EXERCISE BRIEF — Repeat every line of the material, character for character.

□ □ □ □ □ □ □

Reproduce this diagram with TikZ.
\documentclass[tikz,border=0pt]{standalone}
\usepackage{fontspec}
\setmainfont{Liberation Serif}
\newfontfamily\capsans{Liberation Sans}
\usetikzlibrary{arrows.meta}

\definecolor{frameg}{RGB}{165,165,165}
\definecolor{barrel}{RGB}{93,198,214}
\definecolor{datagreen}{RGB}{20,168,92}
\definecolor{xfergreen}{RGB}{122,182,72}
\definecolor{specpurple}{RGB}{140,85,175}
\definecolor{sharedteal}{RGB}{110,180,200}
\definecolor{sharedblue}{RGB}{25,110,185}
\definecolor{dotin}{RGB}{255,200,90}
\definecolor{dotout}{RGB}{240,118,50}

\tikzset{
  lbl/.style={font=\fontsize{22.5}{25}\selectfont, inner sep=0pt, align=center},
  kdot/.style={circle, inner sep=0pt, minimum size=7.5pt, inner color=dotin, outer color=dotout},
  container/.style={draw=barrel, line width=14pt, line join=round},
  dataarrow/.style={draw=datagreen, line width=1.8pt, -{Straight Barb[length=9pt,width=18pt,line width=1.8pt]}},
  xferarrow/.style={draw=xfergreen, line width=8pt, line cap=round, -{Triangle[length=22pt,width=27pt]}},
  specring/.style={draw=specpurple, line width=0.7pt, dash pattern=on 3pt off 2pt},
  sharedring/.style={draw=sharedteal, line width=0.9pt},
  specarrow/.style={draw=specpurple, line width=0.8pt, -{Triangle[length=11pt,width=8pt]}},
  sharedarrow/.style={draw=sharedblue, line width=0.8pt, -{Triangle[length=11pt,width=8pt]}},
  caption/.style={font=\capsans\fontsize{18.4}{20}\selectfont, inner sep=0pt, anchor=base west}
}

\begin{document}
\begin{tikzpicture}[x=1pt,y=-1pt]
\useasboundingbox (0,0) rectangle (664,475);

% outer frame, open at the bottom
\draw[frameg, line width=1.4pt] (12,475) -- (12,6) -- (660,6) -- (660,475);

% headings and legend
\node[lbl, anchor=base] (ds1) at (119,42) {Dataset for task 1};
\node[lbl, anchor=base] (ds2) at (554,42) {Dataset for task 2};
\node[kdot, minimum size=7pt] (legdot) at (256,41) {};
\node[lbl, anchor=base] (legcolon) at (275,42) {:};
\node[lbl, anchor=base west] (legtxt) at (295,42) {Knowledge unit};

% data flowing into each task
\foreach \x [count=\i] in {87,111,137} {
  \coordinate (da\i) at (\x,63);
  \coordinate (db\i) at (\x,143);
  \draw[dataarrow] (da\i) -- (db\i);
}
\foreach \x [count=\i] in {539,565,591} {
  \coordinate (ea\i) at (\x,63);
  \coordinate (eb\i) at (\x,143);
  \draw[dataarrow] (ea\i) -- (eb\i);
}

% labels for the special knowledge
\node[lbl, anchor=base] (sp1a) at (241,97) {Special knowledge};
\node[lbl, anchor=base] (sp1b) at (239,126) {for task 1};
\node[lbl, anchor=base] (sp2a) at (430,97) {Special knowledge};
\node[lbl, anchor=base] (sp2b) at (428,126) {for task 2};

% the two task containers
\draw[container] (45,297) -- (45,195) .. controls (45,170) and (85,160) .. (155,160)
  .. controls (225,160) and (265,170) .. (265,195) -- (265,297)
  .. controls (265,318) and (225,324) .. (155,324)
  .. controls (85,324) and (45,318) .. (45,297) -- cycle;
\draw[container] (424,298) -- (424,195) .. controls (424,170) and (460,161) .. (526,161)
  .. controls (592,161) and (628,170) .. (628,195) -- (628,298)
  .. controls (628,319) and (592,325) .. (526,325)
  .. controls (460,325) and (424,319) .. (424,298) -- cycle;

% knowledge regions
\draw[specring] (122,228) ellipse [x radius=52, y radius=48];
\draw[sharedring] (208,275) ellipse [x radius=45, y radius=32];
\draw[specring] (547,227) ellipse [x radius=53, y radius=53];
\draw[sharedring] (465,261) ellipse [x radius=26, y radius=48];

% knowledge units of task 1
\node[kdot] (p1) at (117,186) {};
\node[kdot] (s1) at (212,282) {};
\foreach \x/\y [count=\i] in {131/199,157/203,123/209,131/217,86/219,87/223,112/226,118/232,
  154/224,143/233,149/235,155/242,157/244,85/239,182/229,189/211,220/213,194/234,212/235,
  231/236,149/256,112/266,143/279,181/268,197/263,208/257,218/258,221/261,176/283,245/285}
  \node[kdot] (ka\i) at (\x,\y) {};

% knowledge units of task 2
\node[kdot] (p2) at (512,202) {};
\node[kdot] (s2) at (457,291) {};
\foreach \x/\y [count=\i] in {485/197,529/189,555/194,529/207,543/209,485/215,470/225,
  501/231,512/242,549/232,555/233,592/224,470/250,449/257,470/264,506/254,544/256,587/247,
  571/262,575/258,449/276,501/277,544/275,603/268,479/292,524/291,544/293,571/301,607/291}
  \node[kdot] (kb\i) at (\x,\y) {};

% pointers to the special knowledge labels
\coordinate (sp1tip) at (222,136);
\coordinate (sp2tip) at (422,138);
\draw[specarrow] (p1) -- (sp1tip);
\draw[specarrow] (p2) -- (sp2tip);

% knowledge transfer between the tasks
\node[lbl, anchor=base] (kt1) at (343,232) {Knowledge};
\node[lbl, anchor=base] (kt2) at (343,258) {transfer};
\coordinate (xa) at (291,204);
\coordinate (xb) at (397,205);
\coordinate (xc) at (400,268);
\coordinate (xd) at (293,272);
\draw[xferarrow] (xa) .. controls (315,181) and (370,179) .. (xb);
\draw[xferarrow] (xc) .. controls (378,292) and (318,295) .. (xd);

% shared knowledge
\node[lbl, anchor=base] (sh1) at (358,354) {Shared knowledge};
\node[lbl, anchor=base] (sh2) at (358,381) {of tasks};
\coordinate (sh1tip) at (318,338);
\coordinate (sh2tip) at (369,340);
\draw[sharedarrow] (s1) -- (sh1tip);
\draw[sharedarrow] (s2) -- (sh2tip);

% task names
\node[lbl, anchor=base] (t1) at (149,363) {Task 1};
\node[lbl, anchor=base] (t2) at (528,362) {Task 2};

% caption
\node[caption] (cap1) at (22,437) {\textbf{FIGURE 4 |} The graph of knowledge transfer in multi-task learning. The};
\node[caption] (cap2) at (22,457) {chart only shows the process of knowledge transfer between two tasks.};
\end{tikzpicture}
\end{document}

□ □ □ □ □ □ □

TASK ANSWER —
Reproduce this diagram with TikZ.
\documentclass[tikz,border=0pt]{standalone}
\usepackage{fontspec}
\setmainfont{Liberation Serif}
\newfontfamily\capsans{Liberation Sans}
\usetikzlibrary{arrows.meta}

\definecolor{frameg}{RGB}{165,165,165}
\definecolor{barrel}{RGB}{93,198,214}
\definecolor{datagreen}{RGB}{20,168,92}
\definecolor{xfergreen}{RGB}{122,182,72}
\definecolor{specpurple}{RGB}{140,85,175}
\definecolor{sharedteal}{RGB}{110,180,200}
\definecolor{sharedblue}{RGB}{25,110,185}
\definecolor{dotin}{RGB}{255,200,90}
\definecolor{dotout}{RGB}{240,118,50}

\tikzset{
  lbl/.style={font=\fontsize{22.5}{25}\selectfont, inner sep=0pt, align=center},
  kdot/.style={circle, inner sep=0pt, minimum size=7.5pt, inner color=dotin, outer color=dotout},
  container/.style={draw=barrel, line width=14pt, line join=round},
  dataarrow/.style={draw=datagreen, line width=1.8pt, -{Straight Barb[length=9pt,width=18pt,line width=1.8pt]}},
  xferarrow/.style={draw=xfergreen, line width=8pt, line cap=round, -{Triangle[length=22pt,width=27pt]}},
  specring/.style={draw=specpurple, line width=0.7pt, dash pattern=on 3pt off 2pt},
  sharedring/.style={draw=sharedteal, line width=0.9pt},
  specarrow/.style={draw=specpurple, line width=0.8pt, -{Triangle[length=11pt,width=8pt]}},
  sharedarrow/.style={draw=sharedblue, line width=0.8pt, -{Triangle[length=11pt,width=8pt]}},
  caption/.style={font=\capsans\fontsize{18.4}{20}\selectfont, inner sep=0pt, anchor=base west}
}

\begin{document}
\begin{tikzpicture}[x=1pt,y=-1pt]
\useasboundingbox (0,0) rectangle (664,475);

% outer frame, open at the bottom
\draw[frameg, line width=1.4pt] (12,475) -- (12,6) -- (660,6) -- (660,475);

% headings and legend
\node[lbl, anchor=base] (ds1) at (119,42) {Dataset for task 1};
\node[lbl, anchor=base] (ds2) at (554,42) {Dataset for task 2};
\node[kdot, minimum size=7pt] (legdot) at (256,41) {};
\node[lbl, anchor=base] (legcolon) at (275,42) {:};
\node[lbl, anchor=base west] (legtxt) at (295,42) {Knowledge unit};

% data flowing into each task
\foreach \x [count=\i] in {87,111,137} {
  \coordinate (da\i) at (\x,63);
  \coordinate (db\i) at (\x,143);
  \draw[dataarrow] (da\i) -- (db\i);
}
\foreach \x [count=\i] in {539,565,591} {
  \coordinate (ea\i) at (\x,63);
  \coordinate (eb\i) at (\x,143);
  \draw[dataarrow] (ea\i) -- (eb\i);
}

% labels for the special knowledge
\node[lbl, anchor=base] (sp1a) at (241,97) {Special knowledge};
\node[lbl, anchor=base] (sp1b) at (239,126) {for task 1};
\node[lbl, anchor=base] (sp2a) at (430,97) {Special knowledge};
\node[lbl, anchor=base] (sp2b) at (428,126) {for task 2};

% the two task containers
\draw[container] (45,297) -- (45,195) .. controls (45,170) and (85,160) .. (155,160)
  .. controls (225,160) and (265,170) .. (265,195) -- (265,297)
  .. controls (265,318) and (225,324) .. (155,324)
  .. controls (85,324) and (45,318) .. (45,297) -- cycle;
\draw[container] (424,298) -- (424,195) .. controls (424,170) and (460,161) .. (526,161)
  .. controls (592,161) and (628,170) .. (628,195) -- (628,298)
  .. controls (628,319) and (592,325) .. (526,325)
  .. controls (460,325) and (424,319) .. (424,298) -- cycle;

% knowledge regions
\draw[specring] (122,228) ellipse [x radius=52, y radius=48];
\draw[sharedring] (208,275) ellipse [x radius=45, y radius=32];
\draw[specring] (547,227) ellipse [x radius=53, y radius=53];
\draw[sharedring] (465,261) ellipse [x radius=26, y radius=48];

% knowledge units of task 1
\node[kdot] (p1) at (117,186) {};
\node[kdot] (s1) at (212,282) {};
\foreach \x/\y [count=\i] in {131/199,157/203,123/209,131/217,86/219,87/223,112/226,118/232,
  154/224,143/233,149/235,155/242,157/244,85/239,182/229,189/211,220/213,194/234,212/235,
  231/236,149/256,112/266,143/279,181/268,197/263,208/257,218/258,221/261,176/283,245/285}
  \node[kdot] (ka\i) at (\x,\y) {};

% knowledge units of task 2
\node[kdot] (p2) at (512,202) {};
\node[kdot] (s2) at (457,291) {};
\foreach \x/\y [count=\i] in {485/197,529/189,555/194,529/207,543/209,485/215,470/225,
  501/231,512/242,549/232,555/233,592/224,470/250,449/257,470/264,506/254,544/256,587/247,
  571/262,575/258,449/276,501/277,544/275,603/268,479/292,524/291,544/293,571/301,607/291}
  \node[kdot] (kb\i) at (\x,\y) {};

% pointers to the special knowledge labels
\coordinate (sp1tip) at (222,136);
\coordinate (sp2tip) at (422,138);
\draw[specarrow] (p1) -- (sp1tip);
\draw[specarrow] (p2) -- (sp2tip);

% knowledge transfer between the tasks
\node[lbl, anchor=base] (kt1) at (343,232) {Knowledge};
\node[lbl, anchor=base] (kt2) at (343,258) {transfer};
\coordinate (xa) at (291,204);
\coordinate (xb) at (397,205);
\coordinate (xc) at (400,268);
\coordinate (xd) at (293,272);
\draw[xferarrow] (xa) .. controls (315,181) and (370,179) .. (xb);
\draw[xferarrow] (xc) .. controls (378,292) and (318,295) .. (xd);

% shared knowledge
\node[lbl, anchor=base] (sh1) at (358,354) {Shared knowledge};
\node[lbl, anchor=base] (sh2) at (358,381) {of tasks};
\coordinate (sh1tip) at (318,338);
\coordinate (sh2tip) at (369,340);
\draw[sharedarrow] (s1) -- (sh1tip);
\draw[sharedarrow] (s2) -- (sh2tip);

% task names
\node[lbl, anchor=base] (t1) at (149,363) {Task 1};
\node[lbl, anchor=base] (t2) at (528,362) {Task 2};

% caption
\node[caption] (cap1) at (22,437) {\textbf{FIGURE 4 |} The graph of knowledge transfer in multi-task learning. The};
\node[caption] (cap2) at (22,457) {chart only shows the process of knowledge transfer between two tasks.};
\end{tikzpicture}
\end{document}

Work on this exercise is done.